[Records with drawing code]
.....
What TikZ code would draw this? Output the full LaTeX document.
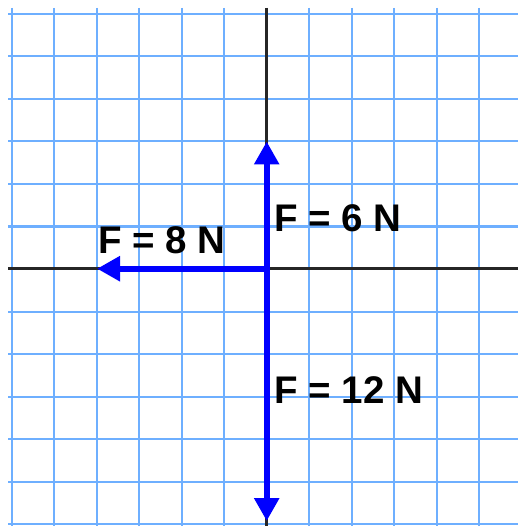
\documentclass[tikz,border=0pt]{standalone}
\usepackage{fontspec}
\setmainfont{Liberation Sans}
\usetikzlibrary{arrows.meta}
\definecolor{gridblue}{RGB}{110,175,255}
\definecolor{forceblue}{RGB}{0,0,255}
\tikzset{
  gridline/.style={draw=gridblue, line width=2pt},
  axisline/.style={draw=black!85, line width=2.6pt},
  force/.style={draw=forceblue, line width=6pt, -{Triangle[width=24pt,length=23pt]}},
  flabel/.style={anchor=base west, inner sep=0pt, font=\fontsize{38.5}{42}\selectfont\bfseries}
}
\begin{document}
\begin{tikzpicture}[x=1pt,y=-1pt]
\useasboundingbox (0,0) rectangle (518,526);
\fill[white] (0,0) rectangle (518,526);
% grid
\foreach \k in {0,...,11} {
  \draw[gridline] ({12+42.45*\k},8) -- ({12+42.45*\k},526);
}
\foreach \k in {0,...,12} {
  \draw[gridline] (8,{14+42.5*\k}) -- (518,{14+42.5*\k});
}
% axes
\coordinate (O) at (266.7,268.7);
\coordinate (xl) at (8,268.7);
\coordinate (xr) at (518,268.7);
\coordinate (yt) at (266.7,8);
\coordinate (yb) at (266.7,526);
\draw[axisline] (xl) -- (xr);
\draw[axisline] (yt) -- (yb);
% forces
\coordinate (Oleft) at (269.7,268.7);
\coordinate (tipUp) at (266.7,141.5);
\coordinate (tipLeft) at (97,268.7);
\coordinate (tipDown) at (266.7,521);
\draw[force] (O) -- (tipUp);
\draw[force] (O) -- (tipDown);
\draw[force] (Oleft) -- (tipLeft);
% labels
\node[flabel] (l6) at (274.3,231.7) {F = 6 N};
\node[flabel] (l8) at (98.3,253.3) {F = 8 N};
\node[flabel] (l12) at (274.3,403.3) {F = 12 N};
\end{tikzpicture}
\end{document}
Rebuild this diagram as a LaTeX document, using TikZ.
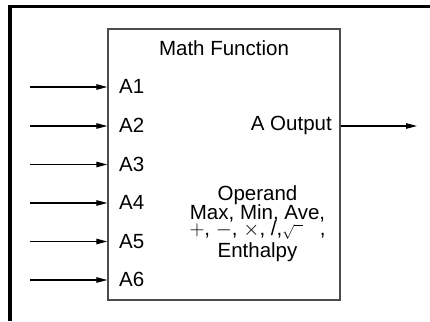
\documentclass[tikz,border=0pt]{standalone}
\usepackage{fontspec}
\setmainfont{Liberation Sans}
\usetikzlibrary{arrows.meta}
\begin{document}
\begin{tikzpicture}[x=1pt,y=-1pt,
  txt/.style={font=\fontsize{20.5}{17.5}\selectfont,inner sep=0pt},
  inarrow/.style={line width=1.1pt,-{Triangle[length=11pt,width=5.5pt]}},
  framebar/.style={line width=3.2pt,black}]
\useasboundingbox (0,0) rectangle (430,321);
\draw[framebar] (430,6.6) -- (10,6.6) -- (10,321);
\node[draw=black!70,line width=1.4pt,minimum width=232pt,minimum height=271pt,inner sep=0pt] (box) at (224,164.5) {};
\node[txt,anchor=base] (title) at (224,56) {Math Function};
\foreach \i/\y in {1/87,2/126,3/164.5,4/203,5/241.5,6/280}{
  \coordinate (s\i) at (30,\y);
  \coordinate (e\i) at (box.west |- s\i);
  \draw[inarrow] (s\i) -- (e\i);
  \node[txt,anchor=base west] (a\i) at (119,\y+6.8) {A\i};
}
\node[txt,anchor=base east] (out) at (332,130.7) {A Output};
\coordinate (ostart) at (box.east |- 0,126);
\coordinate (oend) at (417,126);
\draw[inarrow] (ostart) -- (oend);
\node[txt,anchor=base] (op1) at (257.5,200.7) {Operand};
\node[txt,anchor=base] (op2) at (257.5,219.3) {Max, Min, Ave,};
\node[txt,anchor=base] (op3) at (257.5,235.5) {$+$, $-$, $\times$, /,{\fontsize{14}{14}\selectfont$\sqrt{\phantom{n}}$}\ \ \ ,};
\node[txt,anchor=base] (op4) at (257.5,257) {Enthalpy};
\end{tikzpicture}
\end{document}
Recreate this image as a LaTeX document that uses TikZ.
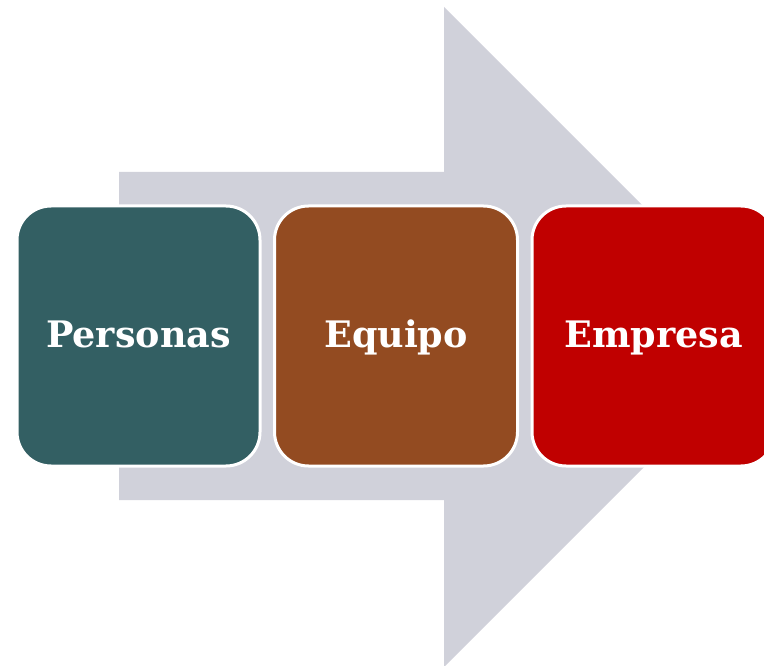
\documentclass[tikz,border=0pt]{standalone}
\usepackage{fontspec}
\newfontfamily\boxfont{DejaVu Serif}
\definecolor{arrowgrey}{HTML}{D0D1DA}
\definecolor{teal}{HTML}{335F63}
\definecolor{brownish}{HTML}{934B21}
\definecolor{redish}{HTML}{C00000}
\begin{document}
\begin{tikzpicture}[x=1pt,y=-1pt,
  card/.style={draw=white, line width=3pt, rounded corners=34pt,
    minimum width=243pt, minimum height=260pt, inner sep=0pt,
    text height=24pt, text depth=2pt,
    text=white, font=\boxfont\bfseries\fontsize{36.5}{42}\selectfont}]
\useasboundingbox (0,0) rectangle (764,666);
\clip (0,0) rectangle (764,666);
\fill[arrowgrey] (119,172) -- (444,172) -- (444,7) -- (774,337) -- (444,667) -- (444,500) -- (119,500) -- cycle;
\node[card, fill=teal] (personas) at (138.5,336) {Personas};
\node[card, fill=brownish] (equipo) at (396,336) {Equipo};
\node[card, fill=redish] (empresa) at (653.5,336) {Empresa};
\end{tikzpicture}
\end{document}
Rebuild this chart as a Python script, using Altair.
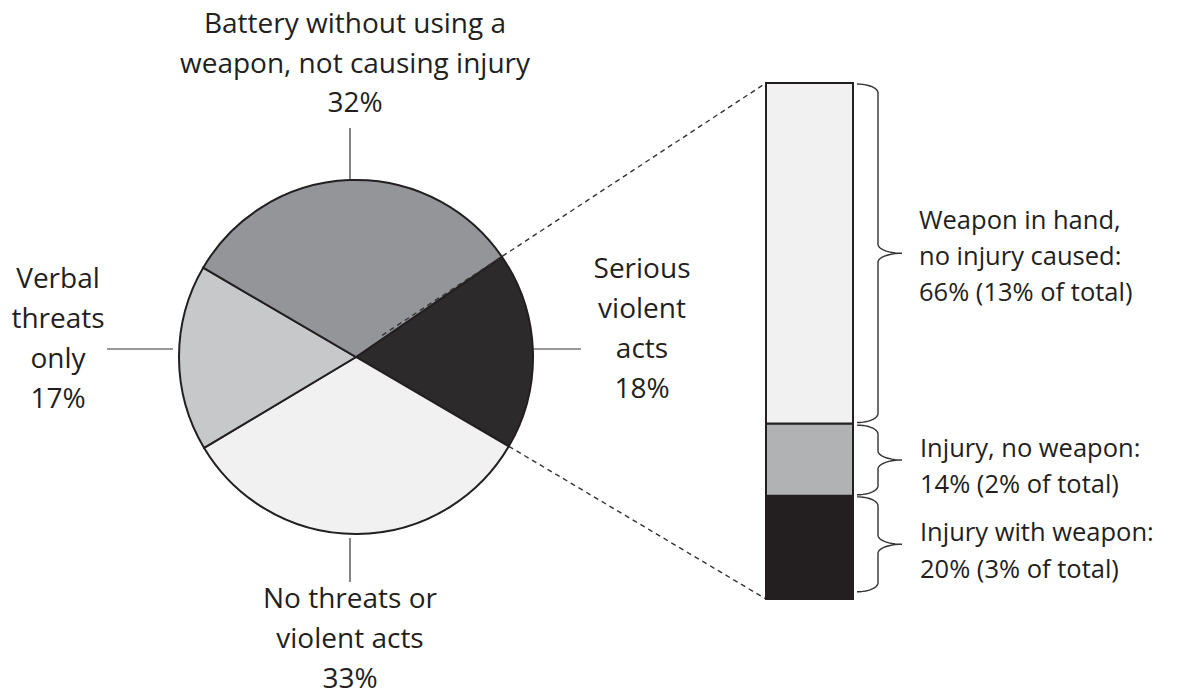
import math

import altair as alt
import numpy as np
import pandas as pd

# ---- data -------------------------------------------------------------
# Incidents by most serious behaviour (pie, clockwise from the exploded slice)
pie_names = ["Serious violent acts", "No threats or violent acts",
             "Verbal threats only",
             "Battery without using a weapon, not causing injury"]
pie_values = [18, 33, 17, 32]
pie_colors = ["#2d2a2b", "#f1f1f2", "#c7c8ca", "#939598"]
pie_label_lines = [["Serious", "violent", "acts"],
                   ["No threats or", "violent acts"],
                   ["Verbal", "threats", "only"],
                   ["Battery without using a", "weapon, not causing injury"]]

# Breakdown of the serious violent acts (stacked bar, bottom to top)
bar_names = ["Injury with weapon", "Injury, no weapon",
             "Weapon in hand, no injury caused"]
bar_values = [20, 14, 66]
bar_share_of_total = [3, 2, 13]
bar_colors = ["#231f20", "#b1b2b4", "#f1f1f2"]
bar_label_lines = [["Injury with weapon:"],
                   ["Injury, no weapon:"],
                   ["Weapon in hand,", "no injury caused:"]]

# ---- layout -----------------------------------------------------------
W, H = 1179, 696
CX, CY, R = 356, 357, 177
START = math.radians(55.5)           # where the first slice begins (clockwise from 12 o'clock)
BAR_X0, BAR_X1 = 766, 853
BAR_TOP, BAR_BOTTOM = 83, 599
BRACE_X0, BRACE_SPINE, BRACE_TIP = 857, 878, 902
INK = "#231f20"
FONT = "Open Sans"
FS_PIE = 28
FS_BAR = 25.5

pie_df = pd.DataFrame({"name": pie_names, "value": pie_values,
                       "idx": range(len(pie_names))})
bar_cum = np.cumsum([0] + bar_values)
bar_df = pd.DataFrame({"name": bar_names, "value": bar_values,
                       "y0": bar_cum[:-1], "y1": bar_cum[1:]})

yscale = alt.Scale(domain=[0, 100], range=[BAR_BOTTOM, BAR_TOP])

pie = alt.Chart(pie_df).mark_arc(outerRadius=R, stroke=INK, strokeWidth=2).encode(
    theta=alt.Theta("value:Q", stack=True,
                    scale=alt.Scale(range=[START, START + 2 * math.pi])),
    color=alt.Color("name:N", scale=alt.Scale(domain=pie_names, range=pie_colors),
                    legend=None),
    order=alt.Order("idx:Q", sort="ascending"),
    x=alt.value(CX), y=alt.value(CY),
)


def polar(angle, r):
    return CX + r * math.sin(angle), CY - r * math.cos(angle)


# dashed connectors from the "serious" slice to the breakdown bar
a_start = START
a_end = START + 2 * math.pi * pie_values[0] / sum(pie_values)
sx, sy = polar(a_start - 0.09, 34)
ex, ey = polar(a_end, R)
connectors = []
for (px, py, qy) in [(sx, sy, BAR_TOP), (ex, ey, BAR_BOTTOM)]:
    connectors.append(
        alt.Chart(pd.DataFrame({"k": [0]})).mark_rule(
            color="#333333", strokeWidth=1.4, strokeDash=[5, 4]).encode(
            x=alt.value(px), y=alt.value(py), x2=alt.value(BAR_X0), y2=alt.value(qy))
    )

# leader lines from the slice labels to the pie
leaders = []
for (x1, y1, x2, y2) in [(350, 128, 350, CY - R), (107, CY - 8, CX - R - 6, CY - 8),
                         (CX + R, CY - 8, 581, CY - 8), (350, CY + R + 4, 350, 582)]:
    leaders.append(
        alt.Chart(pd.DataFrame({"k": [0]})).mark_rule(color="#333333", strokeWidth=1.2).encode(
            x=alt.value(x1), y=alt.value(y1), x2=alt.value(x2), y2=alt.value(y2))
    )

bar = alt.Chart(bar_df).mark_rect(stroke=INK, strokeWidth=2).encode(
    x=alt.value(BAR_X0), x2=alt.value(BAR_X1),
    y=alt.Y("y0:Q", scale=yscale, axis=None),
    y2="y1:Q",
    color=alt.Color("name:N", scale=alt.Scale(domain=bar_names, range=bar_colors),
                    legend=None),
)

# curly braces beside each bar segment, built from the segment bounds
px_per_pct = (BAR_BOTTOM - BAR_TOP) / 100.0


def brace_points(top, bottom, bid):
    r = 9 / px_per_pct
    mid = (top + bottom) / 2
    t = np.linspace(0, math.pi / 2, 12)
    xs, ys = [], []
    # upper end: horizontal into the spine
    xs += list(BRACE_X0 + (BRACE_SPINE - BRACE_X0) * np.sin(t))
    ys += list(top - r * (1 - np.cos(t)))
    # spine down, then out to the tip
    xs += list(BRACE_SPINE + (BRACE_TIP - BRACE_SPINE) * (1 - np.cos(t)))
    ys += list(mid + r - r * np.sin(t))
    # back from the tip to the spine
    xs += list(BRACE_SPINE + (BRACE_TIP - BRACE_SPINE) * (1 - np.cos(t[::-1])))
    ys += list(mid - r + r * np.sin(t[::-1]))
    # lower end: spine into horizontal
    xs += list(BRACE_X0 + (BRACE_SPINE - BRACE_X0) * np.sin(t[::-1]))
    ys += list(bottom + r * (1 - np.cos(t[::-1])))
    return pd.DataFrame({"bx": xs, "by": ys, "i": range(len(xs)), "brace": bid})


gaps = [(1.4, 0.2), (0.2, 0.3), (0.2, 0.2)]
brace_df = pd.concat([
    brace_points(bar_cum[i + 1] - gaps[i][1], bar_cum[i] + gaps[i][0], bar_names[i])
    for i in range(len(bar_values))
])
braces = alt.Chart(brace_df).mark_line(color="#333333", strokeWidth=1.4).encode(
    x=alt.X("bx:Q", scale=None, axis=None),
    y=alt.Y("by:Q", scale=yscale, axis=None),
    detail="brace:N",
    order="i:Q",
)


def label(lines, x, y, size, align="center", line_height=40):
    return alt.Chart(pd.DataFrame({"t": ["\n".join(lines)]})).mark_text(
        font=FONT, fontSize=size, color=INK, align=align, baseline="alphabetic",
        lineBreak="\n", lineHeight=line_height).encode(
        text="t:N", x=alt.value(x), y=alt.value(y))


# (x, first baseline, line height) for each slice label
pie_anchor = [(642, 278, 40), (350, 608, 40), (58, 288, 40), (355, 33, 39.5)]
pie_texts = [label(pie_label_lines[i] + [f"{pie_values[i]}%"],
                   pie_anchor[i][0], pie_anchor[i][1], FS_PIE,
                   line_height=pie_anchor[i][2])
             for i in range(len(pie_values))]

bar_anchor = [(920, 541, 36.5), (920, 457, 36), (919, 229, 36)]
bar_texts = [label(bar_label_lines[i] + [f"{bar_values[i]}% ({bar_share_of_total[i]}% of total)"],
                   bar_anchor[i][0], bar_anchor[i][1], FS_BAR, align="left",
                   line_height=bar_anchor[i][2])
             for i in range(len(bar_values))]

chart = alt.layer(pie, *connectors, *leaders, bar, braces, *pie_texts, *bar_texts).resolve_scale(
    color="independent"
).properties(
    width=W, height=H, padding=0, autosize=alt.AutoSizeParams(type="none"),
    background="white",
).configure_view(stroke=None)

chart.save("out.html", embed_options={"renderer": "svg", "actions": False})
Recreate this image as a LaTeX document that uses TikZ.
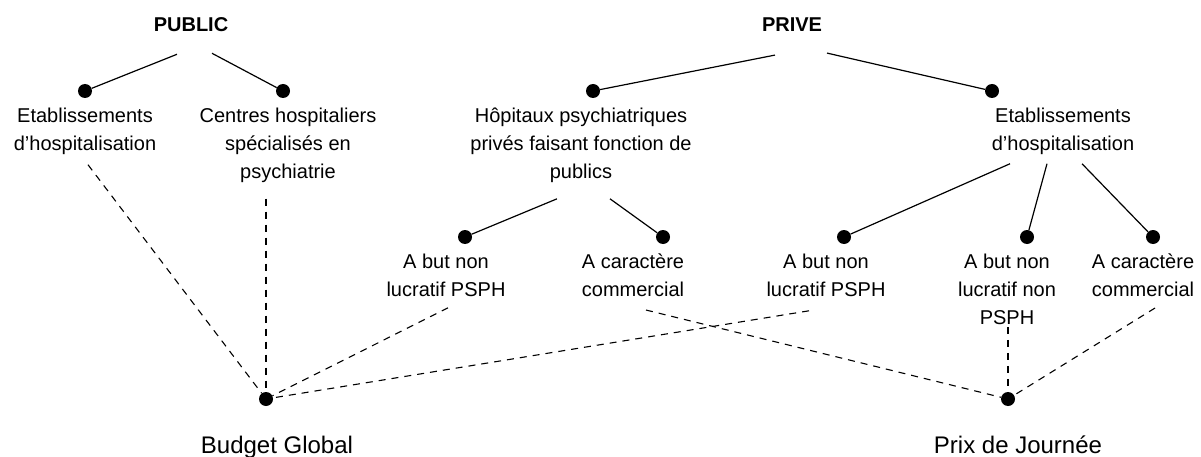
.....
* GIVEN PROBLEM: Pick out the lines above containing the word "Output", then copy them.

* EXERCISE ANSWER:
What TikZ code would draw this? Output the full LaTeX document.
\node[txt,anchor=base east] (out) at (332,130.7) {A Output};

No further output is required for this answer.